The ECB has been examining the possible impact on markets of a deposit rate cut, helping to ease policy makers' concerns, according to a euro-area official who asked not to be named because the deliberations are not public.

Callow said lowering the deposit rate would encourage banks in fiscally-sound countries like Germany, which are flush with excess cash, to lend to troubled banks on the euro-area periphery, which are dependent on ECB funding.

That would have the twin benefits of reducing banks' addiction to ECB funding and shrinking excess liquidity in the system.

"A deposit rate at zero will be of particular support to banks in southern Europe because it could help encourage some flow of credit," said Callow. "A negative deposit rate can be damaging for money markets."

Negative rates would destroy the business model for money-market funds, which would face the prospect of paying to invest, said Societe Generale economist Klaus Baader.

European money-market funds totaled 1.1 trillion euros at the end of March, according data from Fitch Ratings Co.

"But the ECB doesn't set policy to keep alive certain parts of the financial sector," he said. "Policy makers want to show that they haven't exhausted their options yet."

Another consequence of an ECB deposit rate cut may be that some banks take advantage of a clause in the three-year loans allowing them to pay the money back after a year, which would reduce excess liquidity in the system.
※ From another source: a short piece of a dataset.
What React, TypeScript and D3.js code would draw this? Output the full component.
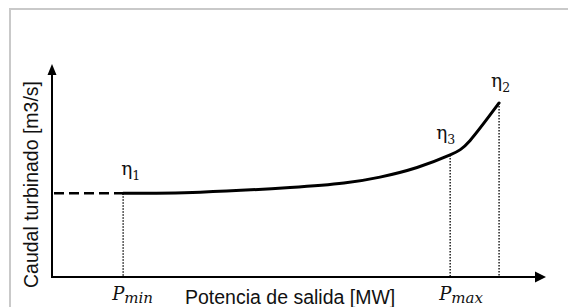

That could be the basis for a compromise between the ECB and the Bundesbank, whose President Jens Weidmann has repeatedly warned of the risks related to too-generous liquidity provision, said Carsten Brzeski, senior economist at ING Group in Brussels.

"Reducing excess liquidity with a rate cut should sound rather interesting for the Bundesbank," he said. "Maybe that's the twilight zone where Draghi and Weidmann will meet."